Abstract Views: 148  |  PDF Views: 0

Authors

V. V. Bidnur
Institute BVDU’ Imrda-Sangli, India

Abstract


In India, the organization of self-help groups, especially for microfinance and micro enterprise development programmes constitute a widely accepted development strategy for poverty reduction. This strategy is equally shared by government, commercial banks and civil society. The authors argue that, thus far, SHGs have shown a limited effectiveness in terms of their impact on rural poverty and their long-term sustainability. Due to the lack of proper understanding of their potential, the implementers have followed a minimalist approach that has restricted the scope of functioning of SHGs to promoting enterprises that are stereotypically considered feminine. The universal fascination with SHGs has also resulted in obscuring the potential roles of alternative institutions like co-operatives, private sectors, etc. in poverty removal.
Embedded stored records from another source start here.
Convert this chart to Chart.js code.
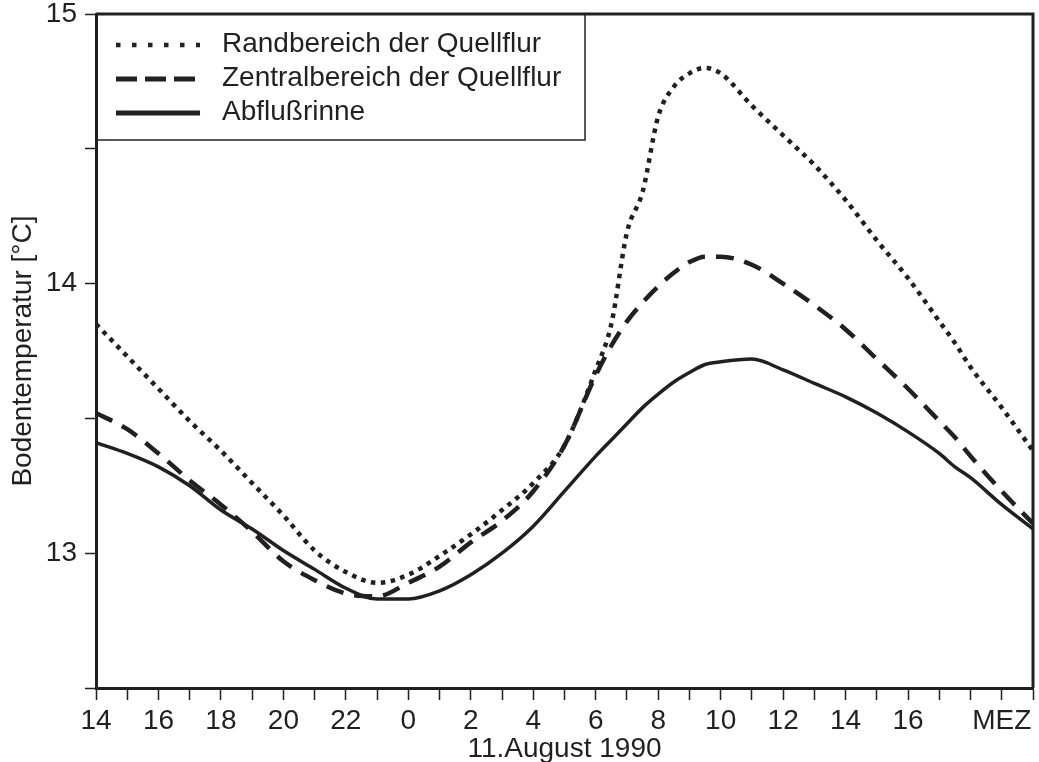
<!DOCTYPE html>
<html>
<head>
<meta charset="utf-8">
<script src="https://cdn.jsdelivr.net/npm/chart.js@4"></script>
<style>
  html, body { margin: 0; padding: 0; background: #fff; }
</style>
</head>
<body>
<canvas id="grafik" width="1039" height="762"></canvas>
<script>
// Stunden seit 14 Uhr MEZ am 10.08.1990
const stunden = [0, 1, 2, 3, 4, 5, 6, 7, 8, 9, 10, 11, 12, 13, 14, 15, 16,
  16.5, 17, 17.5, 18, 18.5, 19, 19.5, 20, 21, 22, 23, 24, 25, 26, 27, 27.5, 28, 29, 30];

// Bodentemperatur [°C]
const randbereich = [13.85, 13.73, 13.61, 13.49, 13.38, 13.26, 13.14, 13.01, 12.93, 12.89, 12.92, 12.99, 13.07, 13.16, 13.26, 13.40, 13.68,
  13.85, 14.19, 14.34, 14.62, 14.73, 14.78, 14.80, 14.78, 14.66, 14.55, 14.44, 14.31, 14.16, 14.02, 13.86, 13.78, 13.69, 13.54, 13.38];
const zentralbereich = [13.52, 13.46, 13.37, 13.27, 13.18, 13.08, 12.97, 12.90, 12.85, 12.84, 12.89, 12.95, 13.04, 13.12, 13.23, 13.40, 13.66,
  13.77, 13.86, 13.93, 13.99, 14.04, 14.08, 14.10, 14.10, 14.07, 14.00, 13.92, 13.83, 13.72, 13.61, 13.49, 13.43, 13.36, 13.23, 13.11];
const abflussrinne = [13.41, 13.37, 13.32, 13.25, 13.16, 13.09, 13.01, 12.94, 12.87, 12.83, 12.83, 12.86, 12.92, 13.00, 13.10, 13.23, 13.36,
  13.42, 13.48, 13.54, 13.59, 13.635, 13.67, 13.70, 13.71, 13.72, 13.68, 13.63, 13.58, 13.52, 13.45, 13.37, 13.32, 13.28, 13.18, 13.09];

const serienNamen = ['Randbereich der Quellflur', 'Zentralbereich der Quellflur', 'Abflußrinne'];

// Beschriftung je Stunde (0..30)
const xTickLabels = ['14', '', '16', '', '18', '', '20', '', '22', '', '0', '', '2', '', '4', '',
  '6', '', '8', '', '10', '', '12', '', '14', '', '16', '', '', 'MEZ', ''];
const yTickLabels = ['', '13', '', '14', '', '15'];

const schwarz = '#231f20';
const schrift = { family: '"Liberation Sans", Arial, Helvetica, sans-serif', size: 28 };

const alsPunkte = (werte) => werte.map((t, i) => ({ x: stunden[i], y: t }));

// Rahmen oben/rechts und Legendenkasten
const rahmenUndLegende = {
  id: 'rahmenUndLegende',
  afterDraw(chart) {
    const { ctx, chartArea: a } = chart;
    ctx.save();

    // Legende
    ctx.strokeStyle = schwarz;
    ctx.lineWidth = 1.5;
    ctx.strokeRect(a.left, a.top, 489, 126);
    ctx.font = schrift.size + 'px ' + schrift.family;
    ctx.fillStyle = schwarz;
    ctx.textBaseline = 'alphabetic';
    chart.data.datasets.forEach((ds, i) => {
      const basis = a.top + 38 + i * 34;
      ctx.beginPath();
      ctx.setLineDash(ds.legendDash);
      ctx.lineWidth = ds.legendWidth;
      ctx.moveTo(a.left + 20, basis - 7);
      ctx.lineTo(a.left + 104, basis - 7);
      ctx.stroke();
      ctx.setLineDash([]);
      ctx.fillText(ds.label, a.left + 126, basis);
    });

    // Rahmen
    ctx.lineWidth = 3;
    ctx.beginPath();
    ctx.moveTo(a.left, a.top);
    ctx.lineTo(a.right, a.top);
    ctx.lineTo(a.right, a.bottom);
    ctx.stroke();
    ctx.restore();
  }
};

new Chart(document.getElementById('grafik'), {
  type: 'line',
  data: {
    datasets: [
      {
        label: serienNamen[0],
        data: alsPunkte(randbereich),
        borderColor: schwarz,
        borderWidth: 4.5,
        borderDash: [4.5, 5.5],
        legendDash: [4.5, 11.5],
        legendWidth: 4.5
      },
      {
        label: serienNamen[1],
        data: alsPunkte(zentralbereich),
        borderColor: schwarz,
        borderWidth: 4.5,
        borderDash: [18, 11],
        legendDash: [21, 8],
        legendWidth: 5
      },
      {
        label: serienNamen[2],
        data: alsPunkte(abflussrinne),
        borderColor: schwarz,
        borderWidth: 3.5,
        borderDash: [],
        legendDash: [],
        legendWidth: 5
      }
    ]
  },
  options: {
    responsive: false,
    animation: false,
    devicePixelRatio: 1,
    layout: { padding: { top: 14, right: 6, left: 0, bottom: 0 } },
    elements: {
      point: { radius: 0 },
      line: { cubicInterpolationMode: 'monotone', fill: false }
    },
    plugins: {
      legend: { display: false },
      tooltip: { enabled: false }
    },
    scales: {
      x: {
        type: 'linear',
        min: 0,
        max: 30,
        afterFit: (s) => { s.height = 74; s.paddingLeft = 0; s.paddingRight = 0; },
        ticks: {
          stepSize: 1,
          autoSkip: false,
          maxRotation: 0,
          padding: 4,
          color: schwarz,
          font: schrift,
          callback: (v) => xTickLabels[v] ?? ''
        },
        grid: { drawOnChartArea: false, tickLength: 12, tickWidth: 1.5, tickColor: schwarz },
        border: { display: true, width: 3, color: schwarz },
        title: {
          display: true,
          text: '11.August 1990',
          color: schwarz,
          font: { ...schrift, lineHeight: 1 },
          padding: { top: 0, bottom: -1 }
        }
      },
      y: {
        min: 12.5,
        max: 15,
        afterFit: (s) => { s.width = 96; s.paddingTop = 0; s.paddingBottom = 0; },
        ticks: {
          stepSize: 0.5,
          padding: 8,
          color: schwarz,
          font: schrift,
          callback: (v, i) => yTickLabels[i]
        },
        grid: { drawOnChartArea: false, tickLength: 11, tickWidth: 1.5, tickColor: schwarz },
        border: { display: true, width: 3, color: schwarz },
        title: {
          display: true,
          text: 'Bodentemperatur [°C]',
          color: schwarz,
          font: { ...schrift, lineHeight: 1 },
          padding: { top: 9, bottom: 0 }
        }
      }
    }
  },
  plugins: [rahmenUndLegende]
});
</script>
</body>
</html>
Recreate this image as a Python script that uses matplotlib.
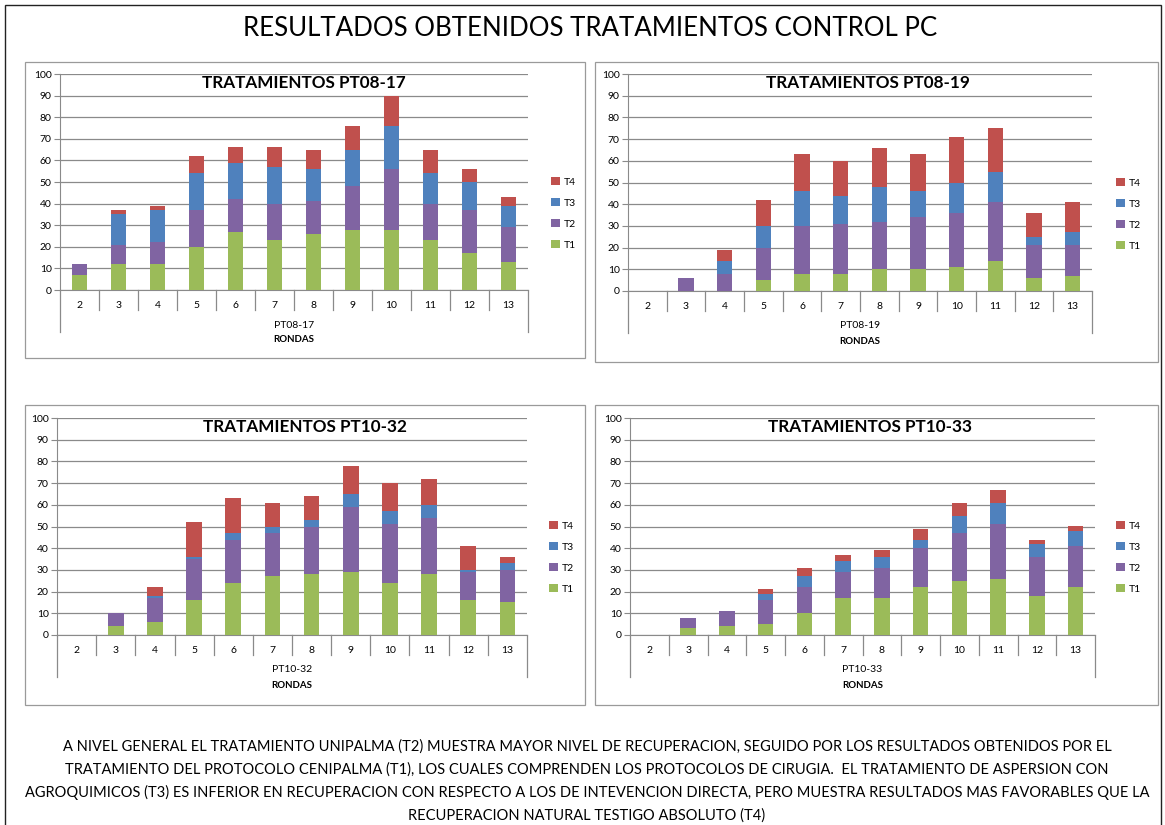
import matplotlib
matplotlib.use('Agg')
import matplotlib.pyplot as plt
from matplotlib.patches import Rectangle, Patch

plt.rcParams['font.family'] = ['Lato', 'DejaVu Sans']

# Rondas (categories)
rondas = ['2', '3', '4', '5', '6', '7', '8', '9', '10', '11', '12', '13']
series = ['T1', 'T2', 'T3', 'T4']

# PT08-17
pt0817_t1 = [7, 12, 12, 20, 27, 23, 26, 28, 28, 23, 17, 13]
pt0817_t2 = [5, 9, 10, 17, 15, 17, 15, 20, 28, 17, 20, 16]
pt0817_t3 = [0, 14, 15, 17, 17, 17, 15, 17, 20, 14, 13, 10]
pt0817_t4 = [0, 2, 2, 8, 7, 9, 9, 11, 14, 11, 6, 4]

# PT08-19
pt0819_t1 = [0, 0, 0, 5, 8, 8, 10, 10, 11, 14, 6, 7]
pt0819_t2 = [0, 6, 8, 15, 22, 23, 22, 24, 25, 27, 15, 14]
pt0819_t3 = [0, 0, 6, 10, 16, 13, 16, 12, 14, 14, 4, 6]
pt0819_t4 = [0, 0, 5, 12, 17, 16, 18, 17, 21, 20, 11, 14]

# PT10-32
pt1032_t1 = [0, 4, 6, 16, 24, 27, 28, 29, 24, 28, 16, 15]
pt1032_t2 = [0, 6, 11, 19, 20, 20, 22, 30, 27, 26, 13, 15]
pt1032_t3 = [0, 0, 1, 1, 3, 3, 3, 6, 6, 6, 1, 3]
pt1032_t4 = [0, 0, 4, 16, 16, 11, 11, 13, 13, 12, 11, 3]

# PT10-33
pt1033_t1 = [0, 3, 4, 5, 10, 17, 17, 22, 25, 26, 18, 22]
pt1033_t2 = [0, 5, 7, 11, 12, 12, 14, 18, 22, 25, 18, 19]
pt1033_t3 = [0, 0, 0, 3, 5, 5, 5, 4, 8, 10, 6, 7]
pt1033_t4 = [0, 0, 0, 2, 4, 3, 3, 5, 6, 6, 2, 2]

colors = ['#9BBB59', '#8064A2', '#4F81BD', '#C0504D']
grid_col = '#8a8a8a'

W, H = 1165, 825
fig = plt.figure(figsize=(W / 100, H / 100), dpi=100)


def fx(px):
    return px / W


def fy(py):
    return 1 - py / H


# outer border and chart boxes (pixel coords)
fig.add_artist(Rectangle((fx(5), fy(830)), fx(1161 - 5), (830 - 5) / H,
                         transform=fig.transFigure, fill=False, ec='#222222', lw=1.0))
boxes = [(25, 62, 585, 358), (595, 62, 1158, 362), (25, 405, 585, 705), (595, 405, 1158, 705)]
for x0, y0, x1, y1 in boxes:
    fig.add_artist(Rectangle((fx(x0), fy(y1)), fx(x1 - x0), (y1 - y0) / H,
                             transform=fig.transFigure, fill=False, ec='#9a9a9a', lw=0.9))

fig.text(fx(590), fy(29), 'RESULTADOS OBTENIDOS TRATAMIENTOS CONTROL PC',
         ha='center', va='center', fontsize=18.6)

charts = [
    ('PT08-17', [pt0817_t1, pt0817_t2, pt0817_t3, pt0817_t4], (60, 74, 528, 290), 304, (550, 182)),
    ('PT08-19', [pt0819_t1, pt0819_t2, pt0819_t3, pt0819_t4], (628, 74, 1092, 291), 868, (1115, 183)),
    ('PT10-32', [pt1032_t1, pt1032_t2, pt1032_t3, pt1032_t4], (57, 418, 527, 635), 305, (548, 526)),
    ('PT10-33', [pt1033_t1, pt1033_t2, pt1033_t3, pt1033_t4], (630, 418, 1095, 635), 870, (1115, 526)),
]

x = list(range(len(rondas)))
for name, data, (l, t, r, b), title_x, (lgx, lgy) in charts:
    ax = fig.add_axes([fx(l), fy(b), fx(r - l), (b - t) / H])
    hpx = b - t
    bottom = [0] * len(rondas)
    handles = []
    for vals, c, s in zip(data, colors, series):
        ax.bar(x, vals, width=0.4, bottom=bottom, color=c, edgecolor='none', zorder=3)
        bottom = [bo + v for bo, v in zip(bottom, vals)]
        handles.append(Patch(facecolor=c, label=s))

    ax.set_xlim(-0.5, len(rondas) - 0.5)
    ax.set_ylim(0, 100)
    ax.set_yticks(range(0, 101, 10))
    ax.yaxis.grid(True, color=grid_col, lw=0.9, zorder=0)
    ax.set_xticks(x)
    ax.set_xticklabels(rondas)
    ax.tick_params(axis='x', length=0, pad=8, labelsize=7.5)
    ax.tick_params(axis='y', length=4, width=0.8, color=grid_col, labelsize=7.5, pad=2)
    for sp in ['top', 'right']:
        ax.spines[sp].set_visible(False)
    ax.spines['left'].set_color(grid_col)
    ax.spines['bottom'].set_color(grid_col)

    # multi-level category separators
    tr = ax.get_xaxis_transform()
    for i in range(len(rondas) + 1):
        depth = 42 if i in (0, len(rondas)) else 20
        ax.plot([i - 0.5, i - 0.5], [0, -depth / hpx], transform=tr,
                color=grid_col, lw=0.9, clip_on=False)

    ax.text(0.5, -35 / hpx, name, transform=ax.transAxes, ha='center', va='center', fontsize=7.5)
    ax.text(0.5, -50 / hpx, 'RONDAS', transform=ax.transAxes, ha='center', va='center',
            fontsize=7, fontweight='bold')

    fig.text(fx(title_x), fy(t + 9), 'TRATAMIENTOS ' + name, ha='center', va='center',
             fontsize=12.3, fontweight='bold')

    fig.legend(handles=handles[::-1], loc='upper left',
               bbox_to_anchor=(fx(lgx - 4), fy(lgy - 10)), frameon=False,
               fontsize=7.5, handlelength=0.8, handleheight=0.8, handletextpad=0.4,
               labelspacing=1.1, borderpad=0)

text_lines = [
    'A NIVEL GENERAL EL TRATAMIENTO UNIPALMA (T2) MUESTRA MAYOR NIVEL DE RECUPERACION, SEGUIDO POR LOS RESULTADOS OBTENIDOS POR EL',
    'TRATAMIENTO DEL PROTOCOLO CENIPALMA (T1), LOS CUALES COMPRENDEN LOS PROTOCOLOS DE CIRUGIA.  EL TRATAMIENTO DE ASPERSION CON',
    'AGROQUIMICOS (T3) ES INFERIOR EN RECUPERACION CON RESPECTO A LOS DE INTEVENCION DIRECTA, PERO MUESTRA RESULTADOS MAS FAVORABLES QUE LA',
    'RECUPERACION NATURAL TESTIGO ABSOLUTO (T4)',
]
for i, line in enumerate(text_lines):
    fig.text(fx(587), fy(747 + i * 22.7), line, ha='center', va='center', fontsize=10.5)

fig.savefig('out.png', dpi=100)
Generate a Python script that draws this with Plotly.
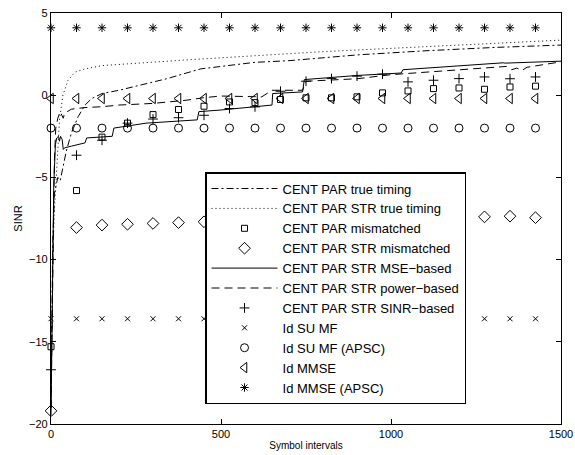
import plotly.graph_objects as go

# ---- data ----
marker_x = [0, 75, 150, 225, 300, 375, 450, 525, 600, 675, 750, 825, 900, 975,
            1050, 1125, 1200, 1275, 1350, 1425]

cent_par_mismatched = [-15.3, -5.8, -2.55, -1.7, -1.18, -0.87, -0.67, -0.41, -0.45, -0.26,
                       -0.16, -0.16, -0.1, 0.14, 0.26, 0.4, 0.44, 0.36, 0.5, 0.55]
cent_par_str_mismatched = [-19.2, -8.05, -7.9, -7.85, -7.8, -7.75, -7.7, -7.65, -7.65, -7.6,
                           -7.6, -7.55, -7.55, -7.5, -7.5, -7.45, -7.45, -7.4, -7.36, -7.45]
cent_par_str_sinr = [-16.7, -3.65, -2.74, -1.7, -1.45, -1.37, -1.22, -0.81, -0.71, 0.24,
                     0.85, 1.01, 1.16, 1.28, 0.81, 0.91, 1.01, 1.11, 1.0, 1.11]
id_su_mf = [-13.6] * 20
id_su_mf_apsc = [-2.0] * 20
id_mmse = [-0.2] * 20
id_mmse_apsc = [4.1] * 20

true_timing_x = [0, 5, 10, 20, 27, 35, 45, 60, 80, 100, 120, 150, 200, 260, 340, 440,
                 600, 700, 900, 1100, 1300, 1500]
true_timing_y = [-19.0, -9.0, -6.0, -5.0, -5.2, -4.4, -3.4, -2.3, -1.3, -0.6, -0.2, 0.1,
                 0.3, 0.6, 1.0, 1.6, 2.0, 2.1, 2.45, 2.7, 2.9, 3.05]

str_true_timing_x = [0, 5, 10, 17, 25, 35, 50, 70, 100, 150, 250, 400, 600, 800, 1000,
                     1200, 1500]
str_true_timing_y = [-19.0, -10.0, -7.0, -4.0, -1.5, 0.0, 0.9, 1.4, 1.6, 1.8, 1.95, 2.15,
                     2.4, 2.65, 2.85, 3.05, 3.35]

mse_x = [0, 5, 8, 13, 17, 22, 25, 28, 33, 36, 40, 60, 100, 105, 180, 185, 220, 280, 430,
         435, 500, 650, 652, 740, 745, 900, 1030, 1035, 1330, 1335, 1500]
mse_y = [-19.5, -8.0, -5.5, -3.0, -2.6, -2.5, -2.8, -2.5, -2.7, -3.3, -3.2, -3.1, -2.9,
         -2.6, -2.5, -2.0, -1.9, -1.7, -1.5, -1.0, -0.9, -0.6, 0.1, 0.2, 0.95, 1.2, 1.35,
         1.55, 1.97, 1.95, 2.07]

power_x = [0, 5, 10, 14, 20, 27, 32, 36, 40, 50, 60, 100, 150, 200, 300, 400, 450, 500,
           620, 650, 740, 750, 900, 1000, 1200, 1340, 1355, 1370, 1385, 1400, 1500]
power_y = [-19.0, -10.0, -4.0, -2.0, -1.4, -1.0, -1.2, -1.4, -1.1, -0.95, -0.85, -0.75,
           -0.7, -0.6, -0.5, -0.3, -0.15, -0.05, -0.1, 0.3, 0.3, 0.85, 1.0, 1.25, 1.55,
           1.75, 1.55, 1.65, 1.5, 1.7, 2.03]

x_ticks = [0, 500, 1000, 1500]
y_ticks = [-20, -15, -10, -5, 0, 5]

FONT = "Liberation Sans, Arial, sans-serif"

fig = go.Figure()

def line_trace(x, y, name, dash):
    fig.add_trace(go.Scatter(x=x, y=y, mode="lines", name=name,
                             line=dict(color="black", width=1, dash=dash)))

def marker_trace(y, name, symbol, size, lw=1):
    fig.add_trace(go.Scatter(x=marker_x, y=y, mode="markers", name=name, cliponaxis=False,
                             marker=dict(symbol=symbol, size=size, color="black",
                                         line=dict(color="black", width=lw))))

line_trace(true_timing_x, true_timing_y, "CENT PAR true timing", "7px,3px,2px,3px")
line_trace(str_true_timing_x, str_true_timing_y, "CENT PAR STR true timing", "1px,3px")
marker_trace(cent_par_mismatched, "CENT PAR mismatched", "square-open", 6)
marker_trace(cent_par_str_mismatched, "CENT PAR STR mismatched", "diamond-open", 9)
line_trace(mse_x, mse_y, "CENT PAR STR MSE−based", "solid")
line_trace(power_x, power_y, "CENT PAR STR power−based", "8px,5px")
marker_trace(cent_par_str_sinr, "CENT PAR STR SINR−based", "cross-thin-open", 7)
marker_trace(id_su_mf, "Id SU MF", "x-thin-open", 5)
marker_trace(id_su_mf_apsc, "Id SU MF (APSC)", "circle-open", 8)
marker_trace(id_mmse, "Id MMSE", "triangle-left-open", 9)
marker_trace(id_mmse_apsc, "Id MMSE (APSC)", "asterisk-open", 7)

axis_common = dict(showline=True, linecolor="black", linewidth=1.2, mirror="ticks",
                   ticks="inside", ticklen=5, tickcolor="black", showgrid=False,
                   zeroline=False, automargin=False,
                   tickfont=dict(size=11, color="black", family=FONT))

fig.update_layout(
    width=575, height=455,
    margin=dict(l=51, r=14, t=13, b=31),
    paper_bgcolor="white", plot_bgcolor="white",
    font=dict(family=FONT, color="black"),
    xaxis=dict(range=[0, 1500], tickvals=x_ticks,
               title=dict(text="Symbol intervals", font=dict(size=10), standoff=2),
               **axis_common),
    yaxis=dict(range=[-20, 5], tickvals=y_ticks,
               title=dict(text="SINR", font=dict(size=11), standoff=4),
               **axis_common),
    legend=dict(x=0.302, y=0.613, xanchor="left", yanchor="top",
                bgcolor="white", bordercolor="black", borderwidth=1.5,
                font=dict(size=13, color="black", family=FONT),
                itemwidth=66, tracegroupgap=0),
    showlegend=True,
)

fig.write_html(
    "out.html",
    config={"displayModeBar": False},
    post_script="document.body.style.margin='0';document.body.style.padding='0';"
                "document.body.style.overflow='hidden';",
)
The possessiveness of some of the implementers has resulted in the development of SHGs as standalone organizations without having any meaningful interaction with other schemes or community based organizations like watershed user groups, village panchayats, etc. As a result of this, the SHG members have not been able to access substantial development funds, which could otherwise have been available to them. This study advocates that for SHGs to have a marked and sustained impact on poverty it is necessary for them to adopt a more encompassing approach with various community-based organizations and programmes by laying far greater focus on processes, capacity building, convergence with various on-going programmes, etc.